For Westerners, hostess bars are like a “gateway drug” to Cambodia’s somewhat nefarious commercial sex scene. A seemingly respectable Western man might dip his toe into the sleazy muck by patronizing a hostess bar and having “harmless” fun with the women he meets there. The bars are fun, the girls are willing, everybody’s doing it. But once he becomes conditioned to paying for sex with local women, he may plunge deeper into the filth. Then one day he gets arrested in a stinky brothel shack while violating a retarded Vietnamese woman who is drugged and chained to the bed.
The U.S. government, and most reasonable Americans, are opposed to third world sex trafficking. It is the U.S. government’s stated position that curbing the overall demand for prostitution helps to fight sex trafficking. I know this because the State Department recently published a preachy missive titled “Prevention: Fighting Sex Trafficking by Curbing Demand for Prostitution.”
In that delightfully prudish publication, the State Department urges all employers and governments to show “moral leadership” in “sending the clear message that buying sex is wrong.” They implore governments to “lead by example by implementing zero tolerance policies for employees, uniformed servicemembers and contractors paying for sex.” They explain that “Business leaders need to cultivate a corporate culture that leaves behind outdated thinking that turns a blind eye to the sex trade.” In short, they lay it on pretty fucking thick.
How can the State Department urge lesser governments to “send the clear message that buying sex is wrong,” if U.S. embassy personnel are simultaneously spending their time and money in seedy bars where local impoverished women are routinely bought and sold for sex every night? Isn’t that the same “turning a blind eye to commerical sex” that the State Department rails against? Whether or not the embassy guys are actually paying for sex in these bars is not the point. The mere presence of U.S. embassy employees blowing their taxpayer-paid wages in a place called “Pussycat Bar” totally undermines our country’s objectives.
“But Gavinmac, how can you argue all this, when you admit to patronizing hostess bars yourself?”
My answer is simple. I am not the U.S. government. I do not have strong ideals, and I have no moral compass or noble mission in Cambodia. I’m a private American citizen, a rather weak and pathetic half-man. That is why I patronize hostess bars. But perhaps if my own government set a stronger example in this area, I would consider following it. As long as I can still go to Zapata.

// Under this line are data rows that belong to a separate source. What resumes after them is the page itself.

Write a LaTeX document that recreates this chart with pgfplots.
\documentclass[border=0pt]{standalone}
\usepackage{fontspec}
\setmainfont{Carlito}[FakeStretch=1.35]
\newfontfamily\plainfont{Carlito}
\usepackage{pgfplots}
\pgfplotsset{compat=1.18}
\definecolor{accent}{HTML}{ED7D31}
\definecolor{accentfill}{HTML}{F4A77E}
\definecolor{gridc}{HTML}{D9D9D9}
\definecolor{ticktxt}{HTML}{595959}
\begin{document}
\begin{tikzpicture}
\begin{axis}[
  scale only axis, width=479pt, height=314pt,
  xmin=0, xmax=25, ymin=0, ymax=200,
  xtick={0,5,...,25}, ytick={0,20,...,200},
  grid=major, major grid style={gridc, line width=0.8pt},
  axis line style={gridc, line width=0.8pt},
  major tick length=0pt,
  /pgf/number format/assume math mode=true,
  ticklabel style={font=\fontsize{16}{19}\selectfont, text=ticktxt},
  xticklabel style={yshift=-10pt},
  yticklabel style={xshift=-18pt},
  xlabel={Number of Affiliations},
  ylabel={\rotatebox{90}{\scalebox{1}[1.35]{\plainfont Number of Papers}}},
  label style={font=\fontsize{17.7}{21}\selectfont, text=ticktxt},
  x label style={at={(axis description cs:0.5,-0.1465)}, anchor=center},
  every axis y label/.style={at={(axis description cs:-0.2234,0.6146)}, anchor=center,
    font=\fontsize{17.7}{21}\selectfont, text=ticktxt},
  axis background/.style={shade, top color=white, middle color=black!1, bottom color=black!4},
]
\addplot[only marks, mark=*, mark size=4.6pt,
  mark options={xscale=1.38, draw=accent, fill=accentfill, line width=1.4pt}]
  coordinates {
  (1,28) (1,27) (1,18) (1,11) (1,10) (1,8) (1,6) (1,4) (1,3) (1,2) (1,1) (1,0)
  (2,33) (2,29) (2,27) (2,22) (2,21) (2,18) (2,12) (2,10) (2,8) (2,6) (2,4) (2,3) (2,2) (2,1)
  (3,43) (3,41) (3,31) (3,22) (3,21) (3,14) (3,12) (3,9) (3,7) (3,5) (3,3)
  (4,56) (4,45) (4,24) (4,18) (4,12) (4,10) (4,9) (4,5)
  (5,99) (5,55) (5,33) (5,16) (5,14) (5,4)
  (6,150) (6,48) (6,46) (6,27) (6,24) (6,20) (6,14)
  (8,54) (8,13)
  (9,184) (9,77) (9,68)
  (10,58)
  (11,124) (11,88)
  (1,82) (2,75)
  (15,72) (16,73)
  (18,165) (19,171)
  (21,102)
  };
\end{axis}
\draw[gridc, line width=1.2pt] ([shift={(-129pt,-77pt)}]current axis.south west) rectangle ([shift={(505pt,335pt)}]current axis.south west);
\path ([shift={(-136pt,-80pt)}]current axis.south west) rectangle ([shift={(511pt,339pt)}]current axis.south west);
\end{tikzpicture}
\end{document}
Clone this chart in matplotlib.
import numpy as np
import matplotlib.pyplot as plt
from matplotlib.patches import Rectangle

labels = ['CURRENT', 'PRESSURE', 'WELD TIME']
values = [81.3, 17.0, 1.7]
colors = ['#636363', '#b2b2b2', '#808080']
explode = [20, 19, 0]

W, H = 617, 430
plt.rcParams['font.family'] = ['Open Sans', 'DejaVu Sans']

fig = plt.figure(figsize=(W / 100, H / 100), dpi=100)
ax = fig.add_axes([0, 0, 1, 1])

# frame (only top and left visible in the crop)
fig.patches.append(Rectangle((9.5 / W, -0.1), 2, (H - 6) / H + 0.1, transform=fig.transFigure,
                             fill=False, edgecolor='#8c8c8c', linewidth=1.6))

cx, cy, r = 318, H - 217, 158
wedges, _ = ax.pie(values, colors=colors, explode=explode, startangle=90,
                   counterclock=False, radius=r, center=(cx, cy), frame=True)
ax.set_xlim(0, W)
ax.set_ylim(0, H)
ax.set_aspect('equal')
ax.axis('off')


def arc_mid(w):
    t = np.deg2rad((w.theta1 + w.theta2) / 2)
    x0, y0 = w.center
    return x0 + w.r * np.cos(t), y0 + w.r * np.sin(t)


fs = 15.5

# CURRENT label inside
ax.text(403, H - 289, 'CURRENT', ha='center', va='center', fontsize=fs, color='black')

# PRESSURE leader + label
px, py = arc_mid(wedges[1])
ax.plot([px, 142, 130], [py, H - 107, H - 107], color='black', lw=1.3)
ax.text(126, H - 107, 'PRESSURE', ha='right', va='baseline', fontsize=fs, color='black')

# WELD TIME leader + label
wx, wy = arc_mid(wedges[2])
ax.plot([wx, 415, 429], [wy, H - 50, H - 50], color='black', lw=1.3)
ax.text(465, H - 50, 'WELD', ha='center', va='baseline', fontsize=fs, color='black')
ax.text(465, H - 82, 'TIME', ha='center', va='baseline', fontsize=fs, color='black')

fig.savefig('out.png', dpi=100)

photo courtesy of Stickman Bangkok
3. Because embassy dudes present unfair competition to other hostess bar customers
One of the things I have always liked about Cambodian hostess bars is that most of the other customers are fat, cheap, disgusting old men. Especially the Belgians.
Now I’m no Ralph Macchio, but compared to these other customers, I am young, thin, polite, and not horrible looking. The hostesses therefore tend to show interest in me, especially when I outspend the fat old geezers. I have also learned to string a few words together in Khmer, and I usually make the effort to wear a clean shirt. Which I assume makes me totally irresistible to all the girls.
But once you drop a few sharply dressed, educated embassy guys into the hostess bars, I start to look far less desirable. One night about five years ago, I was sitting in Rose Bar, basking in the bargirls’ usual attention. All of a sudden there was a vacuum effect of bargirls being sucked to the other end of the bar. I looked down to that end of the bar, and I saw a shockingly normal-looking white guy there holding court with almost all the bargirls who had previously been surrounding me. He was chattering on in fluent Khmer, and the girls were hanging on his every word. The one token girl who was still sitting with me looked at him longingly and told me, “He work at American embassy. He can speak Khmer so much.”
F*ck that. The guy was my age, well dressed, better looking than me, and he had intensive Jason Bourne-type Khmer language training. I can’t compete with that. And unlike most of the degenerate Western losers in Phnom Penh, the embassy bastards even have money in their pockets to spend in the hostess bars. Money! That’s the worst part.
Did you know that American embassy personnel actually receive extra “hardship pay” for serving in Cambodia? What’s the hardship in being a Western guy living in Phnom Penh making over $40,000 per year, with fully paid housing, visiting hostess bars whenever you want? It’s ridiculous. I say ban them from hostess bars and make them drink in Paddy Rice every night. That’s a real hardship.